If a company wants to do something involving business services it doesn’t have, that’s a signal that it might need to partner with another firm — “snap in someone else’s Lego and make them part of your virtual enterprise,” Matsumura said.
The world of SOA then becomes a world of mashups, where what you’re mashing up is business services. “What becomes really important is your customer, and what your customer wants to have happen,” he said.
New kinds of competitive business decisions can follow. For example, “if I’m a phone carrier, should I merge with a TV station?” Matsumura explained. “SOA makes decisions like this much more fluid.”
Realizing Hidden Value
Cost savings can be another result.
“One way of looking at it is a client/server architecture done right,” Abrams said. “It’s primarily about saving money because it lets you use the power of the software, services, platforms and integration technologies that you purchased in the past five years or so — power you’re not getting now because the technologies are not working well together.”
Indeed, “it saves money over time because you’re no longer supporting individual silos,” Gardner agreed. “This way you reuse each service under multiple business processes.”
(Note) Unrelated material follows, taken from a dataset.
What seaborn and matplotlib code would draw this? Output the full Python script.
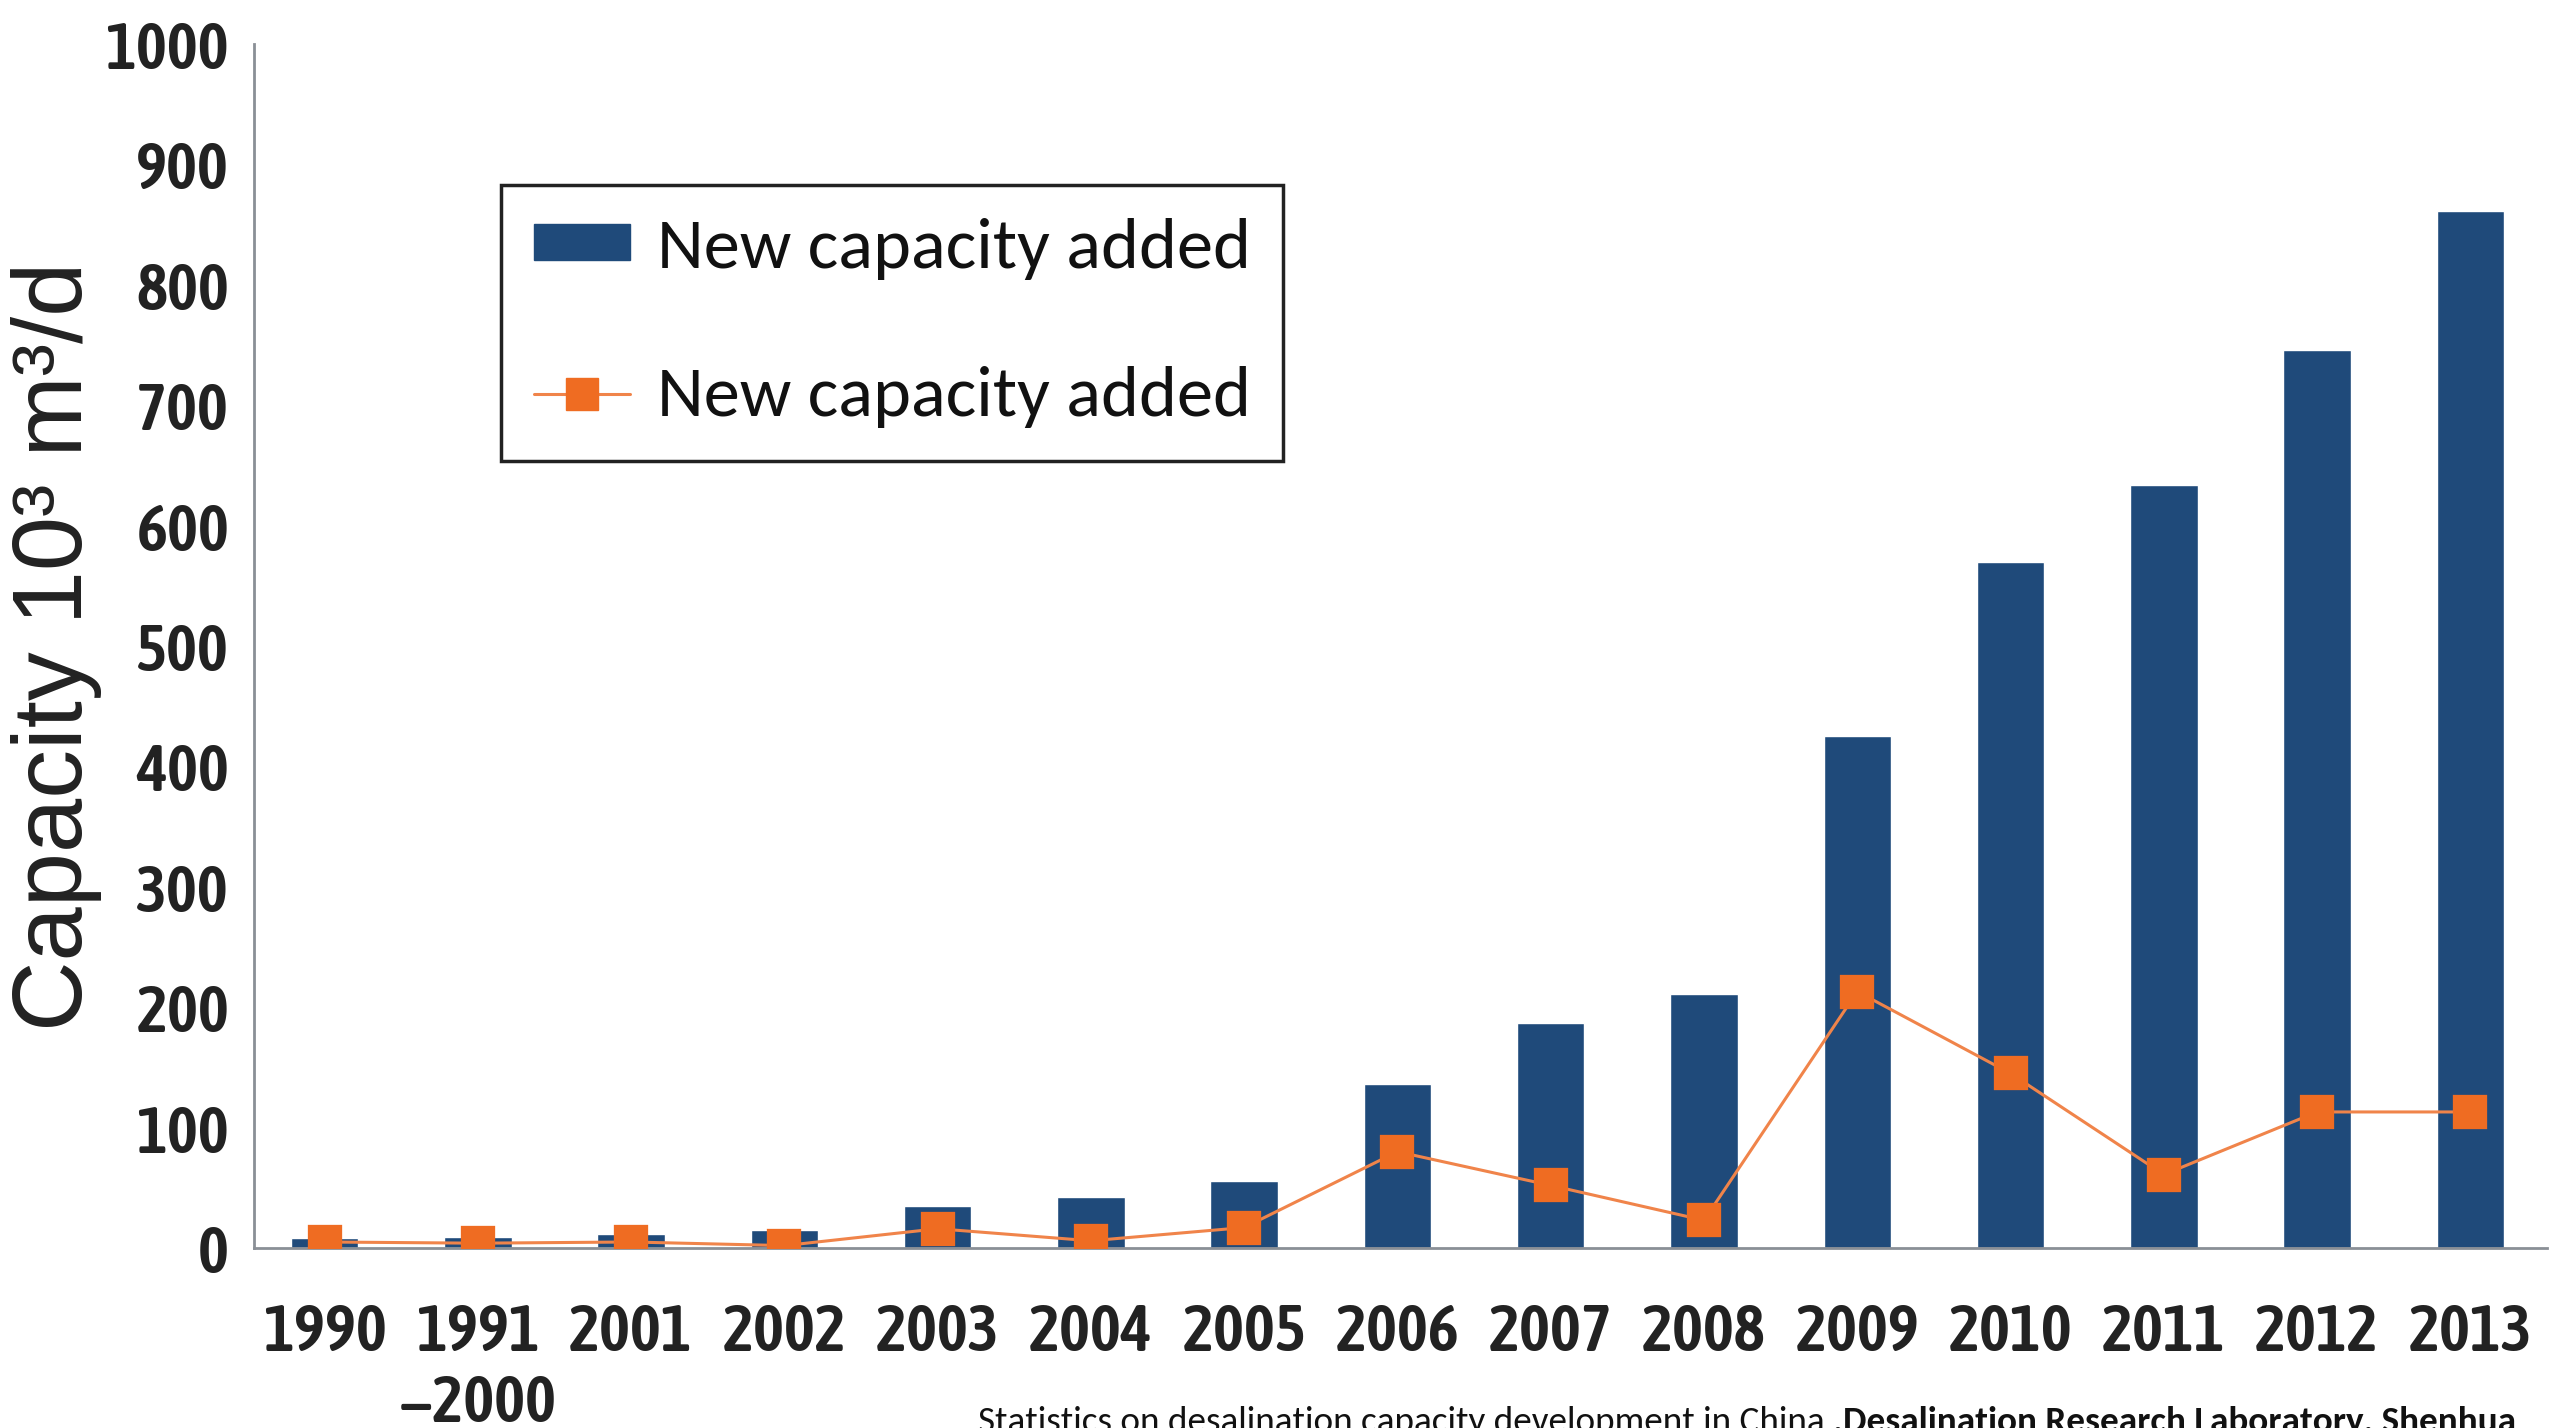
import matplotlib
matplotlib.use("Agg")
import matplotlib.pyplot as plt
from matplotlib.patches import Patch
from matplotlib.lines import Line2D
import seaborn as sns
import pandas as pd

# Desalination capacity in China (10^3 m^3/d)
years = ["1990", "1991\n\u22122000", "2001", "2002", "2003", "2004", "2005",
         "2006", "2007", "2008", "2009", "2010", "2011", "2012", "2013"]
cumulative_capacity = [8, 9, 12, 15, 35, 42, 56, 136, 187, 211, 425, 570, 634, 746, 861]
new_capacity = [5, 4, 5, 2, 16, 6, 17, 80, 52, 23, 213, 145, 61, 113, 113]
legend_labels = ["New capacity added", "New capacity added"]
y_ticks = [0, 100, 200, 300, 400, 500, 600, 700, 800, 900, 1000]
y_label = "Capacity 10\u00b3 m\u00b3/d"
caption_regular = "Statistics on desalination capacity development in China "
caption_bold = ".Desalination Research Laboratory, Shenhua"

NAVY = "#1f4a7a"
ORANGE = "#ef6c22"
LINE_ORANGE = "#f0844a"
TICK_FONT = ["Asap Condensed", "Liberation Sans"]
LABEL_FONT = ["Liberation Sans", "DejaVu Sans"]
TEXT_FONT = ["Carlito", "Asap Condensed", "Liberation Sans"]

sns.set_theme(style="white")
plt.rcParams["font.family"] = ["Liberation Sans", "DejaVu Sans"]

W, H = 2569, 1428
fig = plt.figure(figsize=(W / 100, H / 100), dpi=100)
fig.patch.set_facecolor("white")
renderer = fig.canvas.get_renderer()


def size_for_width(text, target_px, **kw):
    """Font size (pt) at which `text` spans target_px pixels."""
    t = fig.text(0, 0, text, fontsize=100, **kw)
    w = t.get_window_extent(renderer=renderer).width
    t.remove()
    return 100 * target_px / w


tick_size = size_for_width("1990", 124, family=TICK_FONT, fontweight=600)
ylabel_size = size_for_width(y_label, 770, family=LABEL_FONT)
legend_size = size_for_width(legend_labels[0], 593, family=TEXT_FONT)
cap_ref = size_for_width(caption_regular, 1000, family=TEXT_FONT)
cap_bold_ref = size_for_width(caption_bold, 1000, family=TEXT_FONT, fontweight="bold")
# combined width of both caption parts should be ~1536 px
caption_size = 1536 / (1000 / cap_ref + 1000 / cap_bold_ref)

df = pd.DataFrame({"year": years, "total": cumulative_capacity, "added": new_capacity})

ax = fig.add_axes([254 / W, 1 - 1248 / H, (2547 - 254) / W, (1248 - 44) / H])

sns.barplot(data=df, x="year", y="total", color=NAVY, saturation=1,
            width=0.44, ax=ax, zorder=2)
sns.pointplot(data=df, x="year", y="added", color=LINE_ORANGE, markers="s",
              markersize=23, linewidth=2.2, ax=ax, zorder=3)
# deeper orange for the square markers than for the connecting line
for ln in ax.lines:
    ln.set_markerfacecolor(ORANGE)
    ln.set_markeredgecolor(ORANGE)

ax.set_xlim(-0.46, 14.5)
ax.set_ylim(0, 1000)
ax.set_yticks(y_ticks)
ax.set_yticklabels([str(v) for v in y_ticks])
ax.set_xlabel("")
ax.set_ylabel(y_label, fontsize=ylabel_size, color="#222222", family=LABEL_FONT)
ax.yaxis.set_label_coords(-0.0663, 0.5)

for s in ["top", "right"]:
    ax.spines[s].set_visible(False)
for s in ["left", "bottom"]:
    ax.spines[s].set_color("#8a8f96")
    ax.spines[s].set_linewidth(2)

ax.tick_params(axis="y", direction="in", length=8, width=1.5, color="#8a8f96",
               labelsize=tick_size, pad=18, labelcolor="#222222")
ax.tick_params(axis="x", which="major", length=0, labelsize=tick_size, pad=38,
               labelcolor="#222222")
ax.set_xticks([i + 0.5 for i in range(len(years) - 1)], minor=True)
ax.tick_params(axis="x", which="minor", direction="in", length=9, width=1.5,
               color="#8a8f96")
for lab in ax.get_xticklabels() + ax.get_yticklabels():
    lab.set_fontweight(600)
    lab.set_family(TICK_FONT)
for lab in ax.get_xticklabels():
    lab.set_linespacing(1.15)
    lab.set_verticalalignment("top")

S = legend_size / 0.72  # legend font size in pixels
handles = [
    Patch(facecolor=NAVY, edgecolor=NAVY),
    Line2D([], [], color=LINE_ORANGE, lw=2.2, marker="s", markersize=23,
           markerfacecolor=ORANGE, markeredgecolor=ORANGE),
]
leg = ax.legend(handles, legend_labels, loc="upper left",
                bbox_to_anchor=((501 - 254) / (2547 - 254), (1248 - 185) / (1248 - 44)),
                borderaxespad=0, prop={"family": TEXT_FONT, "size": legend_size},
                handlelength=96 / S, handleheight=28 / S, handletextpad=27 / S,
                labelspacing=1.2, borderpad=0.45, fancybox=False,
                frameon=True, framealpha=1)
leg.get_frame().set_edgecolor("#222222")
leg.get_frame().set_linewidth(2.5)
for t in leg.get_texts():
    t.set_color("#111111")

# two-part caption along the bottom edge
x0 = 978 / W
y0 = -4 / H
t1 = fig.text(x0, y0, caption_regular, fontsize=caption_size, family=TEXT_FONT,
              color="#111111", va="baseline", ha="left")
bb = t1.get_window_extent(renderer=renderer)
fig.text(bb.x1 / fig.bbox.width, y0, caption_bold, fontsize=caption_size,
         family=TEXT_FONT, fontweight="bold", color="#111111",
         va="baseline", ha="left")

fig.savefig("out.png", dpi=100, facecolor="white")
On a higher level, services can be managed as a portfolio, letting the enterprise focus on those with the highest rewards, Matsumura added. “What SOA can do is enable business users to understand not only what it is those techie guys in IT are doing — which is good — but also, because of the portfolio metaphor, it allows them to judge the relative merit of things and helps them decide what to focus on.”
‘Simply Imperative’
Implementing SOA involves organizational changes on multiple levels, both technological and cultural, and can take anywhere from six months to six years, Matsumura said. However, the benefits are many.
“I think the really exciting factor about SOA is that it takes a bunch of incomprehensible technologies and it makes them into a human endeavor,” he concluded. “It takes something that was previously seen as messy and technical and drives it into something that’s seen as clean and single-functional, almost like an appliance.”
The result: “As IT people start to focus on business services, the business people start to say, ‘I didn’t know we could do that!’,” Matsumura said. “A lot of the preexisting capabilities become usable again and part of a bigger system.”
In short, “the world is moving in this direction, whether you like it or not,” Gardner said. “SOA is simply imperative.”